Mi cita saca al aleatoriamente una remera del placard para ir a abrir la puerta. Justo la que agarró también tenía prisión domiciliaria. Y varios agujeros. "¿Qui ha pasao acá? escucho desde la habitación. Ella le explica como le sale.
Entran a la habitación. Él mira panoramicamente. Antes de preguntarme cómo estoy se le arrima al insecto. Con una mano la tira al suelo. Seguidamente le propina un pisotón certero. No fueron más de diez segundos. Luego me pregunta cómo estoy. Yo lo observo con admiración.
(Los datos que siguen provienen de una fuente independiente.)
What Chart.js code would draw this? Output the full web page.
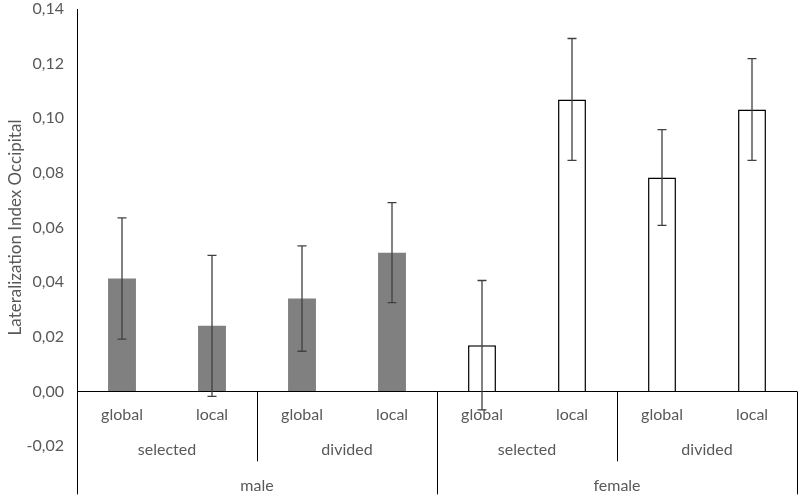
<!DOCTYPE html>
<html>
<head>
<meta charset="utf-8">
<script src="https://cdn.jsdelivr.net/npm/chart.js@4/dist/chart.umd.min.js"></script>
<style>
  html, body { margin: 0; padding: 0; background: #fff; }
  #wrap { width: 800px; height: 497px; }
</style>
</head>
<body>
<div id="wrap"><canvas id="barDiagram"></canvas></div>
<script>
// data
const categories = ['global', 'local', 'global', 'local', 'global', 'local', 'global', 'local'];
const conditions = ['selected', 'divided', 'selected', 'divided'];
const groups = ['male', 'female'];
const means = [0.0413, 0.0240, 0.0340, 0.0508, 0.0169, 0.1069, 0.0783, 0.1032];
const errors = [0.0222, 0.0258, 0.0193, 0.0183, 0.0237, 0.0223, 0.0175, 0.0186];
const yMin = -0.02, yMax = 0.14, yStep = 0.02;
const yTitle = 'Lateralization Index Occipital';

const FONT = 'Lato';
const TEXT = '#595959';
const perGroup = categories.length / groups.length;
const perCond = categories.length / conditions.length;

const barFill = categories.map((c, i) => i < perGroup ? '#808080' : '#ffffff');
const barBorder = categories.map((c, i) => i < perGroup ? '#808080' : '#000000');
const barBorderW = categories.map((c, i) => i < perGroup ? 0 : 1.5);

const errorBars = {
  id: 'errorBars',
  afterDatasetsDraw(chart) {
    const ctx = chart.ctx;
    const y = chart.scales.y;
    const meta = chart.getDatasetMeta(0);
    ctx.save();
    ctx.strokeStyle = '#404040';
    ctx.lineWidth = 1.3;
    meta.data.forEach((bar, i) => {
      const top = y.getPixelForValue(means[i] + errors[i]);
      const bot = y.getPixelForValue(means[i] - errors[i]);
      ctx.beginPath();
      ctx.moveTo(bar.x, top); ctx.lineTo(bar.x, bot);
      ctx.moveTo(bar.x - 4.5, top); ctx.lineTo(bar.x + 4.5, top);
      ctx.moveTo(bar.x - 4.5, bot); ctx.lineTo(bar.x + 4.5, bot);
      ctx.stroke();
    });
    ctx.restore();
  }
};

// three-level category axis drawn under the zero line
const groupAxis = {
  id: 'groupAxis',
  afterDraw(chart) {
    const ctx = chart.ctx;
    const area = chart.chartArea;
    const y0 = chart.scales.y.getPixelForValue(0);
    const w = (area.right - area.left) / categories.length;
    ctx.save();
    ctx.strokeStyle = '#000000';
    ctx.lineWidth = 1;
    ctx.beginPath();
    for (let i = 0; i <= categories.length; i++) {
      const x = Math.round(area.left + i * w) + 0.5;
      if (i % perGroup === 0) {
        ctx.moveTo(x, y0); ctx.lineTo(x, y0 + 103);
      } else if (i % perCond === 0) {
        ctx.moveTo(x, y0); ctx.lineTo(x, y0 + 70);
      }
    }
    ctx.stroke();
    ctx.fillStyle = TEXT;
    ctx.font = '16px ' + FONT;
    ctx.textAlign = 'center';
    ctx.textBaseline = 'middle';
    categories.forEach((c, i) => ctx.fillText(c, area.left + (i + 0.5) * w, y0 + 23));
    conditions.forEach((c, i) => ctx.fillText(c, area.left + (i + 0.5) * w * perCond, y0 + 58));
    groups.forEach((c, i) => ctx.fillText(c, area.left + (i + 0.5) * w * perGroup, y0 + 94));
    ctx.restore();
  }
};

const configBar = {
  type: 'bar',
  data: {
    labels: categories,
    datasets: [{
      data: means,
      backgroundColor: barFill,
      borderColor: barBorder,
      borderWidth: barBorderW,
      categoryPercentage: 1,
      barPercentage: 0.31
    }]
  },
  options: {
    responsive: true,
    maintainAspectRatio: false,
    animation: false,
    layout: { padding: { top: 9, right: 3, bottom: 51, left: 0 } },
    plugins: { legend: { display: false }, tooltip: { enabled: false } },
    scales: {
      x: { display: false },
      y: {
        min: yMin,
        max: yMax,
        afterFit(scale) {
          scale.width = 77;
          scale.paddingTop = 0;
          scale.paddingBottom = 0;
        },
        ticks: {
          stepSize: yStep,
          padding: 13,
          color: TEXT,
          font: { family: FONT, size: 16 },
          callback: v => v.toFixed(2).replace('.', ',')
        },
        grid: {
          drawTicks: false,
          color: c => Math.abs(c.tick.value) < 1e-9 ? '#000000' : 'rgba(0,0,0,0)',
          lineWidth: 1
        },
        border: { display: true, color: '#000000', width: 1 },
        title: {
          display: true,
          text: yTitle,
          color: TEXT,
          font: { family: FONT, size: 17, lineHeight: 1.1 },
          padding: { top: 6, bottom: 0 }
        }
      }
    }
  },
  plugins: [errorBars, groupAxis]
};

const barDiagram = new Chart(document.getElementById('barDiagram'), configBar);
</script>
</body>
</html>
Su diagnóstico es que necesitaba sutura. “Tenei un golpazo pa puntos” dijo en realidad. Acto seguido se ofreció para llevarme al médico. Me encojo de hombros y acepto. Vuelve a su casa a cambiarse y a buscar las llaves. Yo me quedo con ella en el cuarto. Nos vestimos en silencio.
En el auto se reían de lo sucedido. Yo, cabizbajo, sostenía el repasador con hielo sobre el cachete. Llegamos a la guardia, los tres. Eran las dos de la mañana. Casi no tuve que esperar para que me atendieran. José y ella se quedaron esperándome afuera. Habré estado una hora.
Al regresar la dejamos en su casa. Ya me sentía mejor. José hizo algunos chistes con palabras raras en Guaraní. Solo entendí algunos pero en todos fingí reírme. Lo primero que hice al llegar a casa fue barrer el cadáver. Posteriormente me rendí en los brazos de Morfeo.
La semana siguiente transcurrió sin sobresaltos. Hasta el jueves. Yo volvía del super con bolsas pesadas. Me dolían los brazos y los dedos. Desde que pasó lo que pasó con Martín y la morocha decidí cambiar de supermercado. Voy a uno que me queda más lejos.
Llegando a la esquina veo a José. No está sólo. Enseguida la reconozco. Me hago el distraído mientras contemplo la escena. Se dan un beso asqueroso, de los que yo prohibiría en la vía pública. Ella se ríe. Él también. Se divierten.
Me olvidé de lo que me dolía el peso de las bolsas. Me quedé mirándolos un rato largo digiriendo mi fracaso. No me pregunten por qué pero, lejos de enojarme, se me escapó una sonrisa. Igual no pude reírme mucho, todavía tenía siete puntos en el pómulo.